3) Excellent performance experience
Compared with many AIinDB projects, openGauss embeds model computing into the database by adding AI operators. Taking algorithm training as an example, data reading, model calculation and update, and final model storage are completed in an executor of the database. In this way, the computing capability of the database is fully utilized and released. The technical roadmap deep into the kernel makes our features faster than other higher-level invocation methods.
Figure 1 Performance comparison with MADlib
Technical Principles and Advantages
The DB4AI.snapshot feature requires users to specify the data to be filled in the SQL query statement for operating data storage, so as to create a snapshot. The initial snapshot is always created as a real and reusable copy of the operated data, making the specific state of the data immutable. Therefore, the initial snapshot serves as the starting point for subsequent data collation, but it always allows backtracking to the exact state of the original data at the time when the initial snapshot was created.
Because a created snapshot cannot be changed, you must prepare the snapshot before starting data collation. The prepared snapshot data can be modified collaboratively to prepare for model training, especially for data management. In addition, snapshots automatically track all changes by recording each operation as metadata in the DB4AI system directory, providing a complete integration history for the data.
After the snapshot is prepared, you can publish it. Published snapshots are immutable, and the DB4AI system specifies that only published snapshots can be used for model training. This ensures data consistency among training tasks.
Outdated snapshots are archived for data backup. In this state, the data remains unchanged but cannot be used to train a new model. At last, clear the snapshot, delete the data tables and views in the schema, and restore the storage space. It is important to note that, for the purpose of strict model source management, dependent snapshots cannot be deleted.
By using GUC parameters, snapshots can be stored in materialized view mode or incremental mode. In incremental mode, the view and data table corresponding to a new snapshot store only the modified content compared with the parent snapshot, which greatly reduces the storage space.
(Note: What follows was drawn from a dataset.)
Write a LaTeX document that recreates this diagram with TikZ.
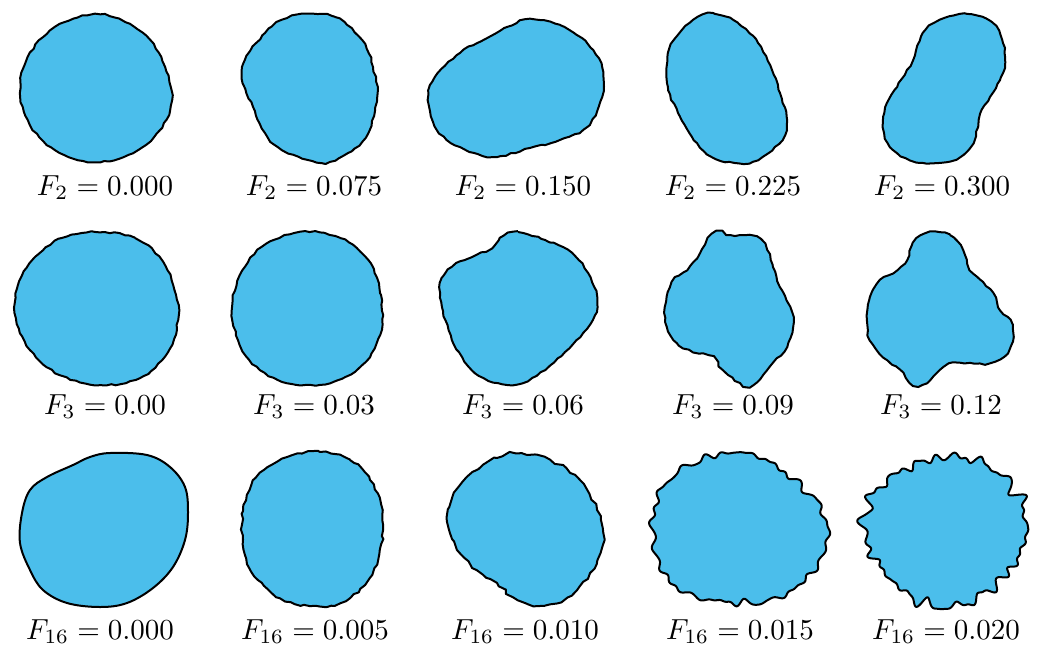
\documentclass[tikz,border=0pt]{standalone}
\usetikzlibrary{decorations.pathmorphing}
\definecolor{blobblue}{RGB}{75,190,235}
\tikzset{
  blob/.style={fill=blobblue, draw=black, line width=2pt, line join=round},
  wfine/.style={decorate, decoration={random steps, segment length=5pt, amplitude=0.8pt}},
  wlow/.style={decorate, decoration={random steps, segment length=5pt, amplitude=1.2pt}},
  wmid/.style={decorate, decoration={random steps, segment length=6pt, amplitude=2pt}},
  lab/.style={anchor=base, inner sep=0pt, scale=2.9},
  declare function={
    ell(\t,\a,\b,\r)=\a*\b/sqrt((\b*cos(\t-\r))^2+(\a*sin(\t-\r))^2);
    rfour(\t)=ell(\t,88,75,8)*(1+0.03*sin(3*\t+40)+0.02*sin(5*\t+120)+0.014*sin(16*\t+20)+0.014*sin(19*\t+110)+0.013*sin(23*\t+200)+0.011*sin(28*\t+60)+0.01*sin(34*\t+300)+0.007*sin(41*\t+10));
    rfive(\t)=ell(\t,80,74,-5)*(1+0.03*sin(3*\t+200)+0.02*sin(4*\t+60)+0.028*sin(16*\t+30)+0.025*sin(19*\t+150)+0.022*sin(24*\t+260)+0.018*sin(29*\t+80)+0.015*sin(35*\t+200)+0.012*sin(43*\t+20));
  }
}
\newcommand\myblob[2]{\filldraw[blob,#1] plot[smooth cycle, tension=0.6] coordinates {#2};}
\begin{document}
\begin{tikzpicture}[x=1pt,y=-1pt]
\pgfmathsetseed{4242}
\useasboundingbox (0,0) rectangle (1038,648);
% row 1
\myblob{wfine}{(95,14)(125,22)(150,40)(165,67)(172,100)(160,130)(133,153)(93,162)(55,150)(30,125)(20,93)(28,57)(55,27)}
\myblob{wfine}{(302,14)(335,17)(362,40)(373,67)(377,97)(368,133)(348,153)(322,163)(282,150)(265,133)(253,107)(243,83)(245,60)(265,33)(282,20)}
\myblob{wfine}{(530,19)(560,25)(587,43)(602,67)(602,97)(587,127)(560,140)(530,148)(493,157)(460,147)(437,130)(428,100)(435,77)(460,53)(487,38)(507,27)}
\myblob{wfine}{(715,14)(738,23)(758,43)(772,70)(780,93)(787,120)(782,140)(758,160)(735,163)(712,157)(692,137)(678,113)(668,87)(668,53)(682,30)(698,17)}
\myblob{wfine}{(967,14)(993,23)(1003,43)(1005,63)(1000,80)(990,97)(982,110)(978,127)(973,143)(960,157)(937,163)(910,160)(890,147)(883,127)(887,103)(897,87)(913,60)(923,33)(940,20)}
% row 2
\myblob{wfine}{(95,232)(135,238)(163,262)(176,295)(178,320)(168,352)(140,378)(100,385)(60,375)(30,350)(16,318)(18,285)(35,257)(62,238)}
\myblob{wfine}{(300,232)(340,238)(368,260)(381,295)(380,335)(362,365)(330,383)(292,384)(260,370)(240,345)(232,310)(240,275)(262,247)}
\myblob{wfine}{(508,233)(518,232)(545,240)(572,253)(588,273)(597,297)(595,315)(583,333)(565,352)(545,370)(522,383)(498,383)(475,373)(462,357)(452,340)(442,307)(440,283)(452,267)(472,257)(492,248)(500,238)}
\myblob{wfine}{(717,232)(730,235)(757,237)(767,250)(773,267)(780,287)(790,307)(793,323)(787,347)(773,363)(753,385)(740,383)(723,370)(713,357)(693,352)(677,343)(667,327)(665,307)(672,282)(687,270)(700,253)(708,238)}
\myblob{wfine}{(930,232)(950,235)(963,250)(970,270)(983,282)(993,293)(1000,310)(1010,320)(1013,337)(1007,353)(990,363)(970,363)(953,363)(940,370)(927,383)(913,385)(900,370)(883,357)(870,340)(867,320)(870,297)(880,280)(893,273)(907,260)(913,243)}
% row 3
\myblob{}{(110,453)(147,455)(170,467)(185,487)(188,513)(185,540)(173,567)(153,588)(127,603)(100,607)(67,603)(43,590)(30,570)(20,543)(22,513)(30,490)(47,477)(73,465)(90,457)}
\myblob{wlow}{(320,452)(350,460)(370,480)(381,505)(383,530)(378,560)(365,585)(340,603)(310,606)(280,598)(258,580)(245,555)(242,525)(247,495)(260,473)(288,457)}
\myblob{wmid}{(510,453)(527,455)(550,460)(570,473)(587,490)(597,510)(603,533)(600,553)(590,573)(577,590)(557,603)(530,605)(513,597)(497,583)(477,570)(460,553)(450,533)(447,517)(453,497)(467,477)(483,465)(497,458)}
\filldraw[blob] plot[domain=0:359.5, samples=720, variable=\t] ({737+rfour(\t)*cos(\t)}, {530+rfour(\t)*sin(\t)}) -- cycle;
\filldraw[blob] plot[domain=0:359.5, samples=720, variable=\t] ({946+rfive(\t)*cos(\t)}, {530+rfive(\t)*sin(\t)}) -- cycle;
% labels
\node[lab] (l11) at (105,195) {$F_2 = 0.000$};
\node[lab] (l12) at (314,195) {$F_2 = 0.075$};
\node[lab] (l13) at (523,195) {$F_2 = 0.150$};
\node[lab] (l14) at (733,195) {$F_2 = 0.225$};
\node[lab] (l15) at (942,195) {$F_2 = 0.300$};
\node[lab] (l21) at (105,414) {$F_3 = 0.00$};
\node[lab] (l22) at (314,414) {$F_3 = 0.03$};
\node[lab] (l23) at (523,414) {$F_3 = 0.06$};
\node[lab] (l24) at (733,414) {$F_3 = 0.09$};
\node[lab] (l25) at (941,414) {$F_3 = 0.12$};
\node[lab] (l31) at (100,639) {$F_{16} = 0.000$};
\node[lab] (l32) at (315,639) {$F_{16} = 0.005$};
\node[lab] (l33) at (525,639) {$F_{16} = 0.010$};
\node[lab] (l34) at (740,639) {$F_{16} = 0.015$};
\node[lab] (l35) at (946,639) {$F_{16} = 0.020$};
\end{tikzpicture}
\end{document}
The inherent AI framework is deeply embedded in the database kernel. It builds an execution plan that contains AI operators through query optimization and query execution. After the computing is complete, the storage module of the framework saves the model information. The AI framework is divided into three parts: query optimization, computing execution, and model storage.
The lexical rules and syntax rules CREATE MODEL and PREDICT BY are added to the framework as the AI computing entry. During query optimization, this module is responsible for simple input verification, including the validity of attribute names, whether algorithms are supported, and whether model names conflict with each other. After the verification is complete, this module generates a query plan based on the training and inference tasks.
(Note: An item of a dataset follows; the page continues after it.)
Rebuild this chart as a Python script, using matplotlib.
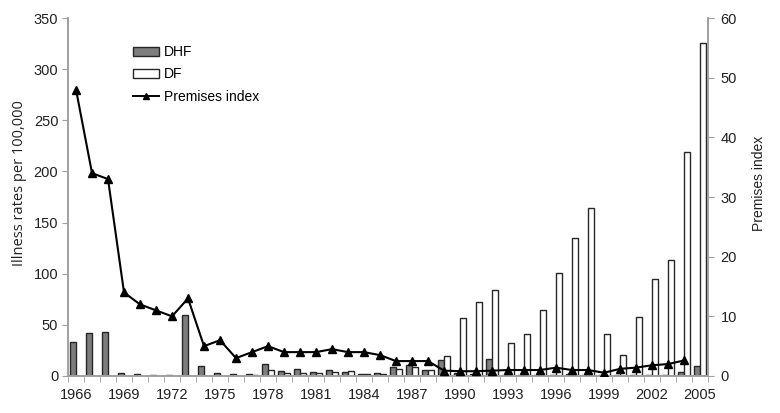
import matplotlib
matplotlib.use("Agg")
import matplotlib.pyplot as plt
import numpy as np
from matplotlib.patches import Patch
from matplotlib.lines import Line2D

years = list(range(1966, 2006))
dhf = [33, 42, 43, 3, 1.5, 1, 1, 60, 10, 2.5, 1.5, 2, 12, 5, 6.5, 4,
       6, 4, 1.5, 3, 9, 10.5, 5.5, 16, 3, 2, 17, 1, 1, 1, 1, 2, 1, 1,
       1, 1, 1, 1, 4, 9.5]
df = [0, 0, 0, 0, 0, 0, 0, 0, 0, 0, 0, 1, 6, 3, 3, 2.5,
      4, 5, 1.5, 2, 6.5, 8.5, 5.5, 19.5, 57, 72.6, 84, 32, 41.5, 65, 101, 134.6, 164.5, 41.5,
      20.5, 57.5, 94.5, 113, 219, 326]
premises = [48, 34, 33, 14, 12, 11, 10, 13, 5, 6, 3, 4, 5, 4, 4, 4,
            4.5, 4, 4, 3.5, 2.5, 2.5, 2.5, 0.9, 0.8, 0.8, 0.9, 1.0, 1.0, 1.0, 1.4, 1.0, 1.0, 0.55,
            1.2, 1.4, 1.8, 2.0, 2.6, np.nan]
left_ticks = [0, 50, 100, 150, 200, 250, 300, 350]
right_ticks = [0, 10, 20, 30, 40, 50, 60]

fig = plt.figure(figsize=(7.8, 4.13), dpi=100)
ax = fig.add_axes([0.0872, 0.0896, 0.8205, 0.8668])
ax2 = ax.twinx()

x = np.arange(len(years))
w = 0.35
spine_c = '#a0a0a0'
dhf_c = '#7e7e7e'
edge_c = '#262626'
ax.bar(x - w / 2 - 0.01, dhf, width=w, facecolor=dhf_c, edgecolor=edge_c, linewidth=1.0, zorder=2)
ax.bar(x + w / 2 + 0.01, df, width=w, facecolor='white', edgecolor=edge_c, linewidth=1.0, zorder=2)
ax2.plot(x, premises, color='black', lw=1.5, marker='^', ms=6, zorder=3)

ax.set_xlim(-0.5, len(years) - 0.5)
ax.set_ylim(0, 350)
ax2.set_ylim(0, 60)
ax.set_yticks(left_ticks)
ax2.set_yticks(right_ticks)

ax.set_xticks(x[::3])
ax.set_xticklabels([str(y) for y in years[::3]])
ax.set_xticks(np.arange(-0.5, len(years), 1), minor=True)
ax.tick_params(axis='x', which='major', length=0, pad=9)
ax.tick_params(axis='x', which='minor', length=4, color=spine_c, direction='out')

for lab in ax.get_xticklabels() + ax.get_yticklabels() + ax2.get_yticklabels():
    lab.set_fontfamily('Liberation Sans')
    lab.set_fontsize(10.5)
    lab.set_color('#222222')
ax.tick_params(axis='y', length=4, color=spine_c, pad=3)
ax2.tick_params(axis='y', length=4, color=spine_c, pad=5)

for a in (ax, ax2):
    a.spines['top'].set_visible(False)
    for s in ('left', 'right', 'bottom'):
        a.spines[s].set_color(spine_c)
        a.spines[s].set_linewidth(1.2)

ax.set_ylabel('Illness rates per 100,000', fontfamily='Open Sans', fontsize=10.5, color='#222222')
ax.yaxis.set_label_coords(-0.064, 0.539)
ax2.set_ylabel('Premises index', fontfamily='Liberation Sans', fontsize=10, color='#222222')
ax2.yaxis.set_label_coords(1.068, 0.539)

handles = [Patch(facecolor=dhf_c, edgecolor=edge_c, linewidth=1.0),
           Patch(facecolor='white', edgecolor=edge_c, linewidth=1.0),
           Line2D([], [], color='black', lw=1.4, marker='^', ms=5)]
leg = ax.legend(handles, ['DHF', 'DF', 'Premises index'], loc='upper left',
                bbox_to_anchor=(0.093, 0.94), frameon=False,
                prop={'family': 'Liberation Sans', 'size': 10},
                handlelength=1.9, handleheight=0.6, handletextpad=0.35, labelspacing=0.6,
                borderaxespad=0)

fig.savefig('out.png', dpi=100)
The query execution module adds corresponding AI operators to the execution plan based on the required algorithm type and executes computing, including data reading and model calculation and update. Algorithms are highly cohesive and loosely coupled, have good algorithm scalability, and are friendly for developers to add algorithms.
After the model training is complete, the executor transfers the model data in the form of tuples to the storage module and saves the model to the gs_model_warehouse system catalog.
The following uses CREATE MODEL as an example to describe how to implement the query statement used for model training.
- Step 1: Perform lexical and syntax analysis (Lex and Yacc) on the query. Generate an analysis tree by identifying pattern categories and pattern combinations to check whether syntax errors exist in statements.
- Step 2: The database performs semantic analysis and rewriting on each obtained analysis tree. In the process of generating a query tree through semantic analysis, for a createmodelStmt command case, the database first checks the algorithm type to determine whether the algorithm belongs to supervised learning or unsupervised learning. Then, based on the judgment result, the system further checks whether the attributes, hyperparameters, and model names entered in the query statement are invalid. After the verification is complete, the semantic analysis generates a query tree and transfers it to the database executor.
- Step 3: The executor adds different algorithm operators to the execution plan based on the algorithm type and adds the AI operator to the upper layer of the scanning operator. During the calculation, the scanned data is input to the algorithm model for calculation and update. Finally, the operator execution ends based on the iteration conditions set by the hyperparameters.
Step 4: The executor transfers the trained model to the storage engine in the form of tuples. The received tuple-converted model structure is verified and saved to the gs_model_warehouse system catalog. You can view model information in the system catalog.
As an original advanced feature of openGauss, DB4AI consolidates the new AI practices of openGauss and further expands the application fields of openGauss. The out-of-the-box DB4AI function provided by openGauss effectively solves data migration problems in data warehouses and data lakes and improves information security during data migration. In the future, with the multi-mode and parallel computing advantages of openGauss, a unified data management platform will be formed to reduce O&M and usage difficulties caused by heterogeneous and fragmented data storage. The release of the DB4 AI feature is a key step in making openGauss a cutting-edge tool.